Still, it’s interesting to me to see the difference in reaction a couple years after this thread was started. In 2019, the reaction to the NYT story and the news that Scramble for Africa was being cancelled was pretty widespread rejection of the premise itself - that a game that celebrates or whitewashes colonialism could be problematic. People seem to be a bit more thoughtful now.

Wouldn’t the most woke thing a gamer can do is realize that board games add to the total carbon footprint of a person and only buy 2nd hand games, or maybe digital board games?

Isn’t consumerism a problem?

I thought wokeness mostly refers to social justice causes, not environmental?

I don’t think it’s really limited to any topic now, though of course it’s always hard to nail down when so many people use it so many different ways. It might mean something related to racism to one group, and might mean something different related to racism to another group, and then over here people are using it when discussion sexuality and gender, and over here it’s about income equality which elsewhere is being discussed hand-in-hand with racial issues, etc.
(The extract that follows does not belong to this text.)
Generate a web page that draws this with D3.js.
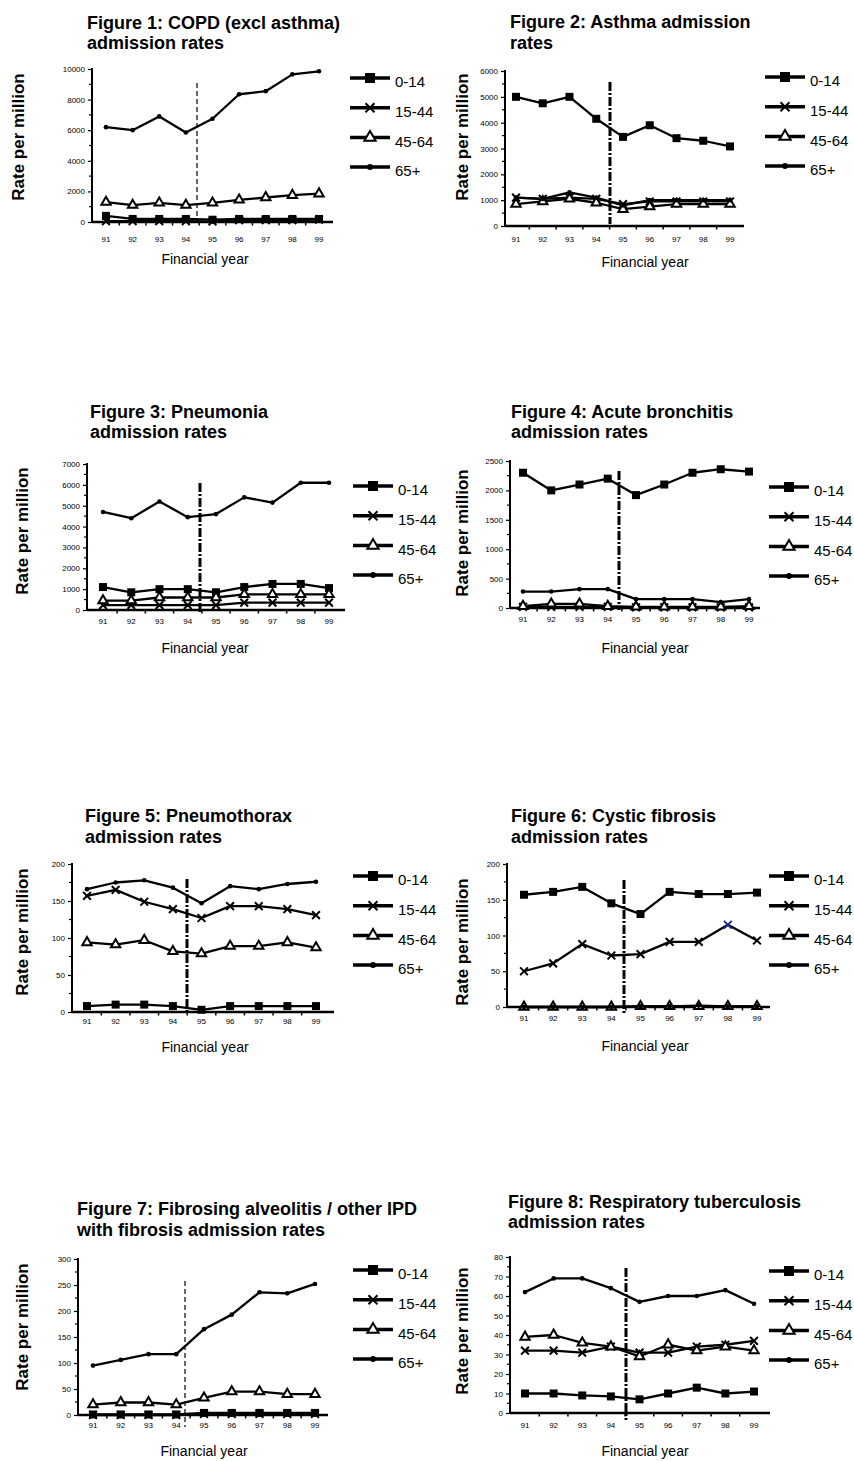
<!DOCTYPE html>
<html>
<head>
<meta charset="utf-8">
<script src="https://cdn.jsdelivr.net/npm/d3@7"></script>
<style>
  body { margin: 0; background: #fff; }
  svg { display: block; font-family: "Liberation Sans", Arial, sans-serif; }
</style>
</head>
<body>
<svg id="chart" width="854" height="1461"></svg>
<script>
const years = ['91', '92', '93', '94', '95', '96', '97', '98', '99'];
const ageGroups = ['0-14', '15-44', '45-64', '65+'];

const titles = [
  ['Figure 1: COPD (excl asthma)', 'admission rates'],
  ['Figure 2: Asthma admission', 'rates'],
  ['Figure 3: Pneumonia', 'admission rates'],
  ['Figure 4: Acute bronchitis', 'admission rates'],
  ['Figure 5: Pneumothorax', 'admission rates'],
  ['Figure 6: Cystic fibrosis', 'admission rates'],
  ['Figure 7: Fibrosing alveolitis / other IPD', 'with fibrosis admission rates'],
  ['Figure 8: Respiratory tuberculosis', 'admission rates'],
];

const yTicks = [
  [0, 2000, 4000, 6000, 8000, 10000],
  [0, 1000, 2000, 3000, 4000, 5000, 6000],
  [0, 1000, 2000, 3000, 4000, 5000, 6000, 7000],
  [0, 500, 1000, 1500, 2000, 2500],
  [0, 50, 100, 150, 200],
  [0, 50, 100, 150, 200],
  [0, 50, 100, 150, 200, 250, 300],
  [0, 10, 20, 30, 40, 50, 60, 70, 80],
];

// rows: 0-14, 15-44, 45-64, 65+
const copd = [
  [400, 200, 200, 200, 150, 200, 200, 200, 200],
  [60, 60, 60, 60, 30, 120, 120, 120, 150],
  [1300, 1100, 1250, 1100, 1250, 1450, 1600, 1750, 1850],
  [6200, 6000, 6900, 5850, 6750, 8350, 8550, 9650, 9850],
];
const asthma = [
  [5000, 4750, 5000, 4150, 3450, 3900, 3400, 3300, 3080],
  [1100, 1050, 1100, 1050, 850, 950, 950, 950, 950],
  [850, 950, 1050, 900, 650, 750, 850, 850, 850],
  [1100, 1050, 1300, 1100, 800, 1000, 1000, 1000, 1000],
];
const pneumonia = [
  [1100, 850, 1000, 1000, 850, 1100, 1250, 1250, 1050],
  [230, 230, 230, 230, 230, 350, 350, 350, 350],
  [450, 450, 600, 600, 600, 750, 750, 750, 750],
  [4700, 4400, 5200, 4450, 4600, 5400, 5150, 6100, 6100],
];
const bronchitis = [
  [2300, 2000, 2100, 2200, 1920, 2100, 2300, 2360, 2320],
  [20, 20, 20, 20, 10, 10, 10, 10, 10],
  [30, 70, 70, 30, 20, 20, 20, 20, 30],
  [280, 280, 320, 320, 150, 150, 150, 100, 150],
];
const pneumothorax = [
  [8, 10, 10, 8, 3, 8, 8, 8, 8],
  [157, 165, 149, 139, 127, 143, 143, 139, 131],
  [94, 91, 97, 82, 79, 89, 89, 94, 87],
  [166, 175, 178, 168, 147, 170, 166, 173, 176],
];
const cysticFibrosis = [
  [157, 161, 168, 145, 130, 161, 158, 158, 160],
  [50, 61, 88, 72, 74, 91, 91, 115, 93],
  [0, 0, 0, 0, 1, 1, 1, 1, 1],
  [0, 0, 0, 0, 1, 1, 2, 1, 1],
];
const fibrosis = [
  [1, 1, 1, 1, 4, 4, 4, 4, 4],
  [0, 0, 0, 0, 2, 2, 2, 2, 2],
  [20, 24, 24, 20, 33, 45, 45, 40, 40],
  [95, 106, 117, 117, 165, 193, 236, 234, 252],
];
const tuberculosis = [
  [10, 10, 9, 8.5, 7, 10, 13, 10, 11],
  [32, 32, 31, 34, 31, 31, 34, 35, 37],
  [39, 40, 36, 34, 29, 35, 32, 34, 32],
  [62, 69, 69, 64, 57, 60, 60, 63, 56],
];

const figures = [copd, asthma, pneumonia, bronchitis, pneumothorax, cysticFibrosis, fibrosis, tuberculosis];

// one blue marker in figure 6 (15-44, year 98)
const blueMarks = [[5, 1, 7]];

// page placement of each panel
const layout = [
  { ax: 92, top: 69, bot: 222, x0: 106, x1: 319, xe: 333, dx: 197, dt: 83, db: 222, thin: true, lx: 350, ly: 78, tx: 87, t1: 25, t2: 40, yx: 18, yy: 137, xy: 239, fx: 205, fy: 259 },
  { ax: 505, top: 71, bot: 226, x0: 516, x1: 730, xe: 744, dx: 610, dt: 82, db: 224, thin: false, lx: 765, ly: 77, tx: 510, t1: 22, t2: 42, yx: 462, yy: 137, xy: 239, fx: 645, fy: 262 },
  { ax: 87, top: 464, bot: 610, x0: 103, x1: 329, xe: 345, dx: 200, dt: 483, db: 612, thin: false, lx: 353, ly: 486, tx: 90, t1: 413, t2: 430, yx: 22, yy: 531, xy: 621, fx: 205, fy: 648 },
  { ax: 510, top: 461, bot: 608, x0: 523, x1: 749, xe: 760, dx: 619, dt: 471, db: 610, thin: false, lx: 769, ly: 487, tx: 511, t1: 413, t2: 430, yx: 462, yy: 533, xy: 619, fx: 645, fy: 648 },
  { ax: 72, top: 864, bot: 1012, x0: 87, x1: 316, xe: 334, dx: 187, dt: 879, db: 1014, thin: false, lx: 353, ly: 876, tx: 85, t1: 817, t2: 835, yx: 22, yy: 932, xy: 1021, fx: 205, fy: 1047 },
  { ax: 507, top: 864, bot: 1007, x0: 524, x1: 757, xe: 770, dx: 624, dt: 880, db: 1013, thin: false, lx: 769, ly: 876, tx: 511, t1: 817, t2: 835, yx: 462, yy: 942, xy: 1018, fx: 645, fy: 1046 },
  { ax: 78, top: 1259, bot: 1415, x0: 93, x1: 315, xe: 328, dx: 185, dt: 1281, db: 1427, thin: true, lx: 353, ly: 1270, tx: 77, t1: 1209, t2: 1229, yx: 22, yy: 1327, xy: 1425, fx: 204, fy: 1451 },
  { ax: 510, top: 1257, bot: 1413, x0: 525, x1: 754, xe: 770, dx: 626, dt: 1268, db: 1420, thin: false, lx: 769, ly: 1271, tx: 508, t1: 1203, t2: 1220, yx: 462, yy: 1331, xy: 1425, fx: 645, fy: 1451 },
];
const titleGap = 20.5;

const symbolX = {
  draw(context, size) {
    const r = Math.sqrt(size) / 2;
    context.moveTo(-r, -r);
    context.lineTo(r, r);
    context.moveTo(-r, r);
    context.lineTo(r, -r);
  },
};
const markerTypes = [d3.symbolSquare, symbolX, d3.symbolTriangle, d3.symbolCircle];
const markerSize = [64, 60, 38, 17];
const legendSize = [100, 80, 55, 28];

function styleMarker(sel, k) {
  if (k === 0) sel.attr('fill', '#000').attr('stroke', 'none');
  if (k === 1) sel.attr('fill', 'none').attr('stroke', '#000').attr('stroke-width', 2);
  if (k === 2) sel.attr('fill', '#fff').attr('stroke', '#000').attr('stroke-width', 2);
  if (k === 3) sel.attr('fill', '#000').attr('stroke', 'none');
}

const chart = d3.select('#chart');

figures.forEach((series, f) => {
  const L = layout[f];
  const ticks = yTicks[f];
  const g = chart.append('g').attr('class', 'figure');

  const x = d3.scalePoint().domain(years).range([L.x0, L.x1]);
  const y = d3.scaleLinear().domain([0, ticks[ticks.length - 1]]).range([L.bot, L.top]);
  const step = x.step();

  // two-line title
  const mid = (L.t1 + L.t2) / 2;
  g.append('g').selectAll('text').data(titles[f]).join('text')
    .attr('x', L.tx)
    .attr('y', (d, i) => mid + (i - 0.5) * titleGap)
    .attr('dy', '0.35em')
    .attr('font-size', 18).attr('font-weight', 'bold')
    .text((d) => d);

  // y axis label
  g.append('text')
    .attr('transform', `translate(${L.yx},${L.yy}) rotate(-90)`)
    .attr('text-anchor', 'middle').attr('dy', '0.35em')
    .attr('font-size', 17).attr('font-weight', 'bold')
    .text('Rate per million');

  // y axis
  const yAxis = g.append('g').attr('transform', `translate(${L.ax},0)`)
    .call(d3.axisLeft(y).tickValues(ticks).tickSize(4).tickPadding(3).tickFormat(d3.format('d')));
  yAxis.select('.domain').attr('stroke-width', 2).attr('d', `M0,${L.top - 1}V${L.bot}`);
  yAxis.selectAll('.tick line').attr('stroke-width', 1.2);
  yAxis.selectAll('.tick text').attr('font-size', 8).attr('font-family', null);

  const minor = d3.pairs(ticks).map(([a, b]) => (a + b) / 2);
  g.append('g').selectAll('line').data(minor).join('line')
    .attr('x1', L.ax - 3).attr('x2', L.ax)
    .attr('y1', (d) => y(d)).attr('y2', (d) => y(d))
    .attr('stroke', '#000').attr('stroke-width', 1.2);

  // x axis
  g.append('line')
    .attr('x1', L.ax).attr('x2', L.xe).attr('y1', L.bot).attr('y2', L.bot)
    .attr('stroke', '#000').attr('stroke-width', 2.5);
  const bounds = years.slice(0, years.length - 1).map((d) => x(d) + step / 2);
  g.append('g').selectAll('line').data(bounds).join('line')
    .attr('x1', (d) => d).attr('x2', (d) => d)
    .attr('y1', L.bot).attr('y2', L.bot + 3.5)
    .attr('stroke', '#000').attr('stroke-width', 1.5);
  g.append('g').selectAll('text').data(years).join('text')
    .attr('x', (d) => x(d)).attr('y', L.xy).attr('dy', '0.35em')
    .attr('text-anchor', 'middle').attr('font-size', 8)
    .text((d) => d);

  g.append('text')
    .attr('x', L.fx).attr('y', L.fy).attr('dy', '0.35em')
    .attr('text-anchor', 'middle').attr('font-size', 14)
    .text('Financial year');

  // change of coding marker between 94 and 95
  g.append('line')
    .attr('x1', L.dx).attr('x2', L.dx).attr('y1', L.dt).attr('y2', L.db)
    .attr('stroke', '#000')
    .attr('stroke-width', L.thin ? 1.2 : 3)
    .attr('stroke-dasharray', L.thin ? '5,3' : '9,2,2,2');

  // series
  const line = d3.line().x((d, i) => x(years[i])).y((d) => y(d));
  series.forEach((vals, k) => {
    g.append('path')
      .attr('d', line(vals))
      .attr('fill', 'none').attr('stroke', '#000').attr('stroke-width', 2.3)
      .attr('stroke-linejoin', 'round');
    g.append('g').selectAll('path').data(vals).join('path')
      .attr('transform', (d, i) => `translate(${x(years[i])},${y(d)})`)
      .attr('d', d3.symbol().type(markerTypes[k]).size(markerSize[k]))
      .call(styleMarker, k)
      .filter((d, i) => blueMarks.some((b) => b[0] === f && b[1] === k && b[2] === i))
      .attr('stroke', '#1a2a8c');
  });

  // legend
  const leg = g.append('g').selectAll('g').data(ageGroups).join('g')
    .attr('transform', (d, k) => `translate(${L.lx},${L.ly + k * 29.7})`);
  leg.append('line')
    .attr('x1', 0).attr('x2', 40)
    .attr('stroke', '#000').attr('stroke-width', 3.5);
  leg.append('path')
    .attr('transform', 'translate(20,0)')
    .attr('d', (d, k) => d3.symbol().type(markerTypes[k]).size(legendSize[k])())
    .each(function (d, k) { d3.select(this).call(styleMarker, k); });
  leg.append('text')
    .attr('x', 45).attr('y', 4).attr('dy', '0.35em')
    .attr('font-size', 15)
    .text((d) => d);
});
</script>
</body>
</html>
To your specific point there’s an argument to be made that environmental and social justice causes are entwined anyway.

Off the top of my head the only sufficiently broad way I’d define it is espousing a perspective that rejects traditionally held views.

I don’t think, in 2021, you can untangle how social justice and environmental justice is. People that are usually treated poorly by society will probably suffice much worse as the environment gets worse.

Also, there is the whole deal that most of these games seem to be manufactured in China, which might be counter to the idea of being woke, considering the crack downs, the lack of freedom, and of course the likely genocide going on.

I am fuzzy on this, but would it be ironic if the board game about the Holocaust was made by Chinese Prison labor or by Uighurs?

Hopefully that isn’t the case.

Funny, I think the things you name here are all inevitably very political when they’re happening in real life.